**What needs to be done**:
Pull every "script" line out of the data below.

**Data lines**:
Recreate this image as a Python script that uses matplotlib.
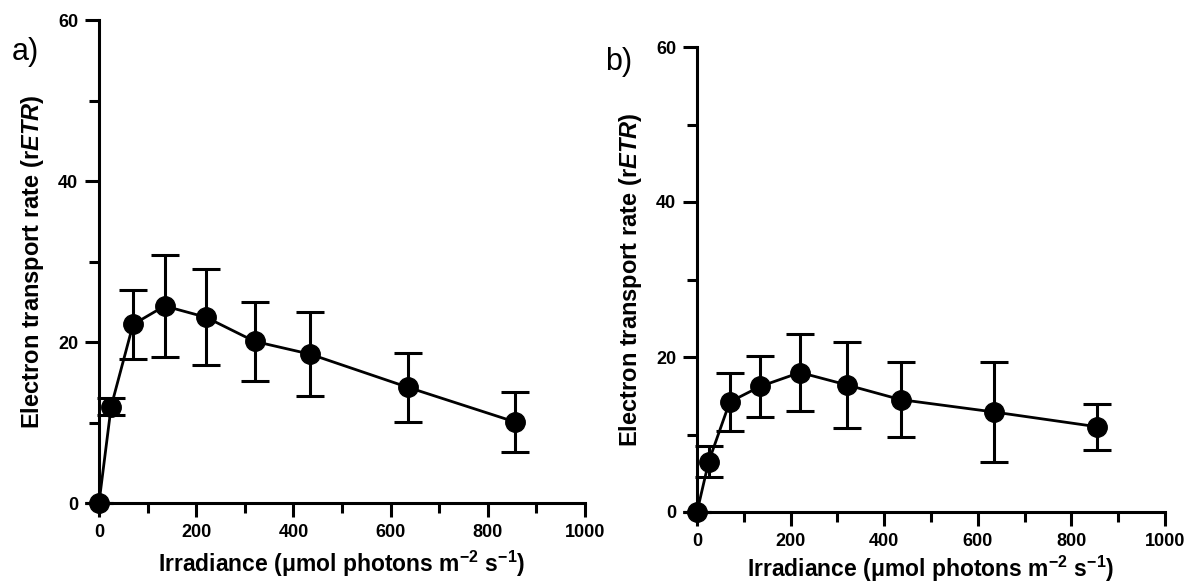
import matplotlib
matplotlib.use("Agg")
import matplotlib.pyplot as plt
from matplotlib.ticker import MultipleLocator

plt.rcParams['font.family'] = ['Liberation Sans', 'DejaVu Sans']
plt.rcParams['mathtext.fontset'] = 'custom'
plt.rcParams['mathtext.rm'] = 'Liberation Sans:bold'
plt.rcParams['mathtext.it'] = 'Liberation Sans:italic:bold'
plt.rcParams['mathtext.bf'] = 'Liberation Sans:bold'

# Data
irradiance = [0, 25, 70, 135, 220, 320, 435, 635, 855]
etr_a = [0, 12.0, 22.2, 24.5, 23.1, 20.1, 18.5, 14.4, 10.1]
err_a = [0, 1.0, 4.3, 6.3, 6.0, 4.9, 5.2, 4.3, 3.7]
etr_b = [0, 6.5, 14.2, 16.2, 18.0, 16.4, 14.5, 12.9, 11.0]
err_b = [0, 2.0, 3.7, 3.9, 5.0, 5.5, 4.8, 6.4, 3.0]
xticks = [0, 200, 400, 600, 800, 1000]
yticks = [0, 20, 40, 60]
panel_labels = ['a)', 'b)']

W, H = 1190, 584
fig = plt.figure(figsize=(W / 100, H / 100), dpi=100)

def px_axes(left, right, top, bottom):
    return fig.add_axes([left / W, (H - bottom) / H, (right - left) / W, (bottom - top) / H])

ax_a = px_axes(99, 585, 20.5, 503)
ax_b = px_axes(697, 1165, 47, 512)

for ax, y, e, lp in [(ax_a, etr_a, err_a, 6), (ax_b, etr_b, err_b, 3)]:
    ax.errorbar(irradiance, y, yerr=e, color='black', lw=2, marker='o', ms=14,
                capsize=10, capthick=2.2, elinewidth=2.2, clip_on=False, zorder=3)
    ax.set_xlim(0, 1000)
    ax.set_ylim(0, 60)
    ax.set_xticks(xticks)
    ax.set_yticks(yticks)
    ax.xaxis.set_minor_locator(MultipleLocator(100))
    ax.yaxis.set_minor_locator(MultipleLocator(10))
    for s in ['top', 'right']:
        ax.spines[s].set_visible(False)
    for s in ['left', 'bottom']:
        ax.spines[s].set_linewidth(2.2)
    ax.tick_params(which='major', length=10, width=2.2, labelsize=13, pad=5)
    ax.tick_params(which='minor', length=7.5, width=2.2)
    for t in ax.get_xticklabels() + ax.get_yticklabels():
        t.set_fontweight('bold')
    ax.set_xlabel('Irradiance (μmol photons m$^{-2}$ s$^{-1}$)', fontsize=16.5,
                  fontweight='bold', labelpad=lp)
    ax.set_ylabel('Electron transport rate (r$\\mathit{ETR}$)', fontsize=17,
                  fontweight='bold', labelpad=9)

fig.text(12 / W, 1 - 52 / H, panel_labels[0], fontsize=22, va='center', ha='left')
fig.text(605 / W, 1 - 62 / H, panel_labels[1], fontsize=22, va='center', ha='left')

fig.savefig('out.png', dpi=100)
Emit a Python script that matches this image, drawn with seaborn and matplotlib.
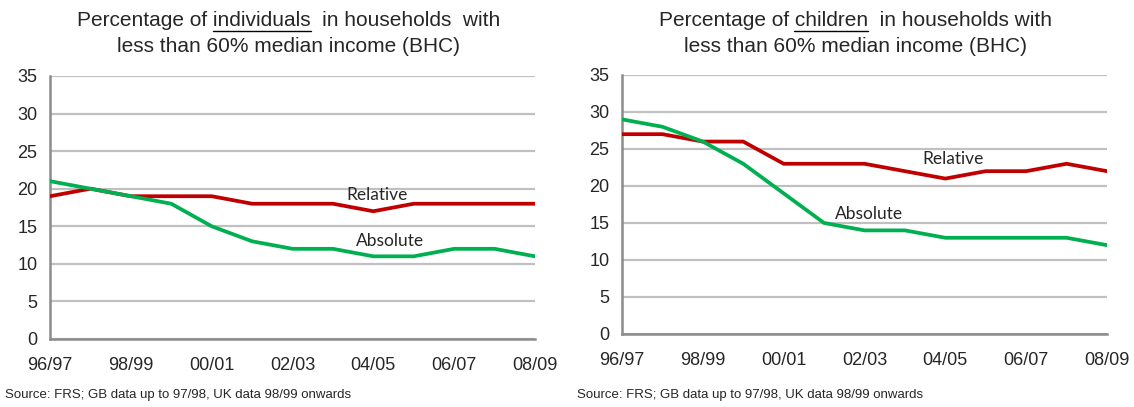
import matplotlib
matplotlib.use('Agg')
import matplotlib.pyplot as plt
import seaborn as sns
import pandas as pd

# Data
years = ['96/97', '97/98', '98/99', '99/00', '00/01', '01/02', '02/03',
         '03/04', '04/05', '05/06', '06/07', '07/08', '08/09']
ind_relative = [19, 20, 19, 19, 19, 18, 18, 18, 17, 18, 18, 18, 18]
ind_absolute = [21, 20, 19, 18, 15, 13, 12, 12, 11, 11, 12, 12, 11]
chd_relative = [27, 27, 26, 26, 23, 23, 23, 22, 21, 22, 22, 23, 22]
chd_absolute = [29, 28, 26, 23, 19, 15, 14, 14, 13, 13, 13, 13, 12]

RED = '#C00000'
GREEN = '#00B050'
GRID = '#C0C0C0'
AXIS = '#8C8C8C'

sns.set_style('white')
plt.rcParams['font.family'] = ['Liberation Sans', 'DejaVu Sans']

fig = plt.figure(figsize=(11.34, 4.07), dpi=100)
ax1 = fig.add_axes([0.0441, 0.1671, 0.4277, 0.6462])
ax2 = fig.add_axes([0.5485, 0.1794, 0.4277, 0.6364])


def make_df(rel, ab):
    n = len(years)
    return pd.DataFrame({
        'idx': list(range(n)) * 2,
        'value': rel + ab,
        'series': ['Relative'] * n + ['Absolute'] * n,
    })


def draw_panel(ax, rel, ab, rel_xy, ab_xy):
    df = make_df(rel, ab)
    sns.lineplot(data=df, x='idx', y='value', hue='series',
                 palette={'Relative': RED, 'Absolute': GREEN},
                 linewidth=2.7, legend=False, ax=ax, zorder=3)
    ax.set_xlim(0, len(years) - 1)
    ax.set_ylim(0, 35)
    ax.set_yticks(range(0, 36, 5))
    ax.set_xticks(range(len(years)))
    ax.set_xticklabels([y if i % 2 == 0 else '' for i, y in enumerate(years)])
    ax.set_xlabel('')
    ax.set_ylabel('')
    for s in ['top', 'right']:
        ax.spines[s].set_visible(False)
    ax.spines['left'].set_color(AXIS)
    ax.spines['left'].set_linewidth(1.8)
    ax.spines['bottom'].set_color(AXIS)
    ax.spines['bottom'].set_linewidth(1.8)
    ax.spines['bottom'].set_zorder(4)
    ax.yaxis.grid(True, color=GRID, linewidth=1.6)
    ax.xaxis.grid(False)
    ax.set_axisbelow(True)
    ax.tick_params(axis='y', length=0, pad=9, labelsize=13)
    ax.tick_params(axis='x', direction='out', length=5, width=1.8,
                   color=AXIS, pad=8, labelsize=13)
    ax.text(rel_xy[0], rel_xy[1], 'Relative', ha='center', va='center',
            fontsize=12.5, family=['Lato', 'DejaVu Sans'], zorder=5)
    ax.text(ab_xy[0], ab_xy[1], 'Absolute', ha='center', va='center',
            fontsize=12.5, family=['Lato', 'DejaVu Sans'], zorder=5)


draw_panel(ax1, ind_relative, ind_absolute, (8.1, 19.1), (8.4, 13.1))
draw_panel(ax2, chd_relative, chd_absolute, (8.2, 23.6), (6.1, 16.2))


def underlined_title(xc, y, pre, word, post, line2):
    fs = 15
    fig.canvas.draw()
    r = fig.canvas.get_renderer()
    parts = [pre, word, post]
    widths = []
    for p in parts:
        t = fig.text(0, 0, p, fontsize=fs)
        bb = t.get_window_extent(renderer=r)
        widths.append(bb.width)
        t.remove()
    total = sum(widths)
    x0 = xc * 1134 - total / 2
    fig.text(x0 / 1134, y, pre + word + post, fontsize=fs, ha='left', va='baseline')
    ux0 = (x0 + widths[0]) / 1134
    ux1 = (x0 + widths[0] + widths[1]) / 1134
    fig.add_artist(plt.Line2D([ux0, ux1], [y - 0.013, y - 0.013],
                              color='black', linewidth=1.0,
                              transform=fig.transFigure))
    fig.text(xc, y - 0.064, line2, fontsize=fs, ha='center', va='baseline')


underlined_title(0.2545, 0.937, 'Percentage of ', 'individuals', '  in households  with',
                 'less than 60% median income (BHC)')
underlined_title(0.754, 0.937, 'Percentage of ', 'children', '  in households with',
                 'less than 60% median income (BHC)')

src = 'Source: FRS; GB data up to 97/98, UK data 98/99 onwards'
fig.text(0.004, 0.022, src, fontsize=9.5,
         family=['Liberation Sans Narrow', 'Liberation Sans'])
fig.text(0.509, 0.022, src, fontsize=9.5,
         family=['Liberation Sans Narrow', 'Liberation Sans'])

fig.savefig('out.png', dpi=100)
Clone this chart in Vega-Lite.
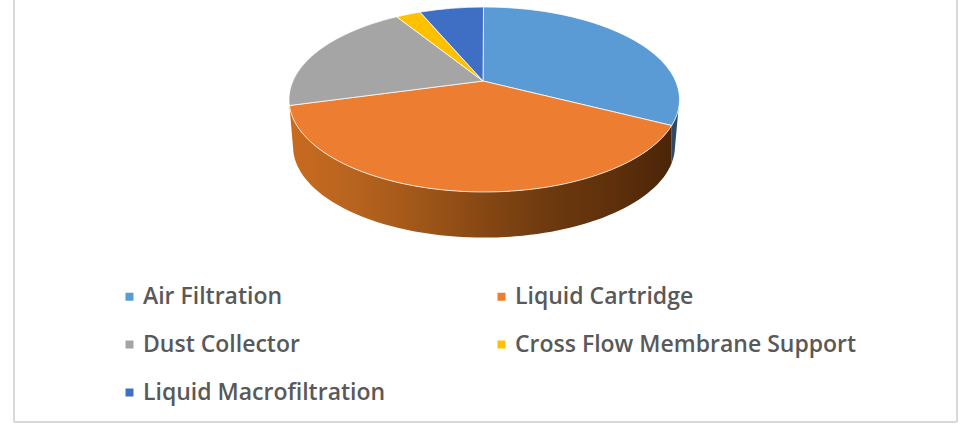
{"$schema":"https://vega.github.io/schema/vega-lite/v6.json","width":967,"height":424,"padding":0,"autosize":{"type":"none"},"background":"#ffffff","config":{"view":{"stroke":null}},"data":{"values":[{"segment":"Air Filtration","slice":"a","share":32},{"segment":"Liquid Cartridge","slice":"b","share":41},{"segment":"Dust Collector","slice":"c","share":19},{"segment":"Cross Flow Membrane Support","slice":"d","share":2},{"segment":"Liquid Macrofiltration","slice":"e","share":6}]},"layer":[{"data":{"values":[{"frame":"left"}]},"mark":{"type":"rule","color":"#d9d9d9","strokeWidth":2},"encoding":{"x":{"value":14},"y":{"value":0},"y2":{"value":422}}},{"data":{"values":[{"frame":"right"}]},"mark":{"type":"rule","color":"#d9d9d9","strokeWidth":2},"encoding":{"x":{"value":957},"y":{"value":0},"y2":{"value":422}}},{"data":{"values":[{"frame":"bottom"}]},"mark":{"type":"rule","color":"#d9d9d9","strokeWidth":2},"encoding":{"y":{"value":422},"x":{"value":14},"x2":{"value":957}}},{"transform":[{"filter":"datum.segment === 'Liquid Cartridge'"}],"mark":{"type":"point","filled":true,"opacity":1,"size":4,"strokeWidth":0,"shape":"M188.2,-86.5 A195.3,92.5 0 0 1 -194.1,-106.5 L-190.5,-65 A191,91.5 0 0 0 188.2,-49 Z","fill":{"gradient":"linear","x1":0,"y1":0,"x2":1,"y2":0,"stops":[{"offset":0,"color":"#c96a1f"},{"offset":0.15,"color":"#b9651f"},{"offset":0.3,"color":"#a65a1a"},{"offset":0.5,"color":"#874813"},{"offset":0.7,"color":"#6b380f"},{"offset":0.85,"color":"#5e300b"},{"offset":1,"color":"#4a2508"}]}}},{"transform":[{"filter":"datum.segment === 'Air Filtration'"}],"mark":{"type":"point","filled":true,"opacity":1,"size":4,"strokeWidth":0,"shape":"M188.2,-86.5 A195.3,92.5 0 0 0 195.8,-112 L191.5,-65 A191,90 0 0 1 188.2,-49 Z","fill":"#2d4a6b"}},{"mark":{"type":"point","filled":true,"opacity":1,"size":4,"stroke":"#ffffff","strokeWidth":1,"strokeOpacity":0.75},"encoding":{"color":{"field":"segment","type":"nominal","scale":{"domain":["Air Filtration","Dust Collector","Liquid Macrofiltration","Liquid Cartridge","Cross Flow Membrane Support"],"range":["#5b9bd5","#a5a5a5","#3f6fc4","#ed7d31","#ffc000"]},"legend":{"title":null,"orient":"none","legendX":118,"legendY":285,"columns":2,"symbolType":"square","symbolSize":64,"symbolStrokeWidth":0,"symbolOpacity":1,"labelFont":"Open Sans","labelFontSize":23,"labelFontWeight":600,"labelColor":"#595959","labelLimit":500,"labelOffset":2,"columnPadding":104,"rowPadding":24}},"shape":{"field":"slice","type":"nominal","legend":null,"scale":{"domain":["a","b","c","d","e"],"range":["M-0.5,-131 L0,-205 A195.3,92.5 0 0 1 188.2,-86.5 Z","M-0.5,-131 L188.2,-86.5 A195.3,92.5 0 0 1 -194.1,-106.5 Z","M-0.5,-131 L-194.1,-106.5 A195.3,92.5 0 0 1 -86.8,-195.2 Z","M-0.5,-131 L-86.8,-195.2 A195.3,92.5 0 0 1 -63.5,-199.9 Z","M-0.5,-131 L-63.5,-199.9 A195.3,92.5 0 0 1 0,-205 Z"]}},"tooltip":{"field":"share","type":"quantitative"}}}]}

**The completed task**:
Recreate this image as a Python script that uses matplotlib.
Emit a Python script that matches this image, drawn with seaborn and matplotlib.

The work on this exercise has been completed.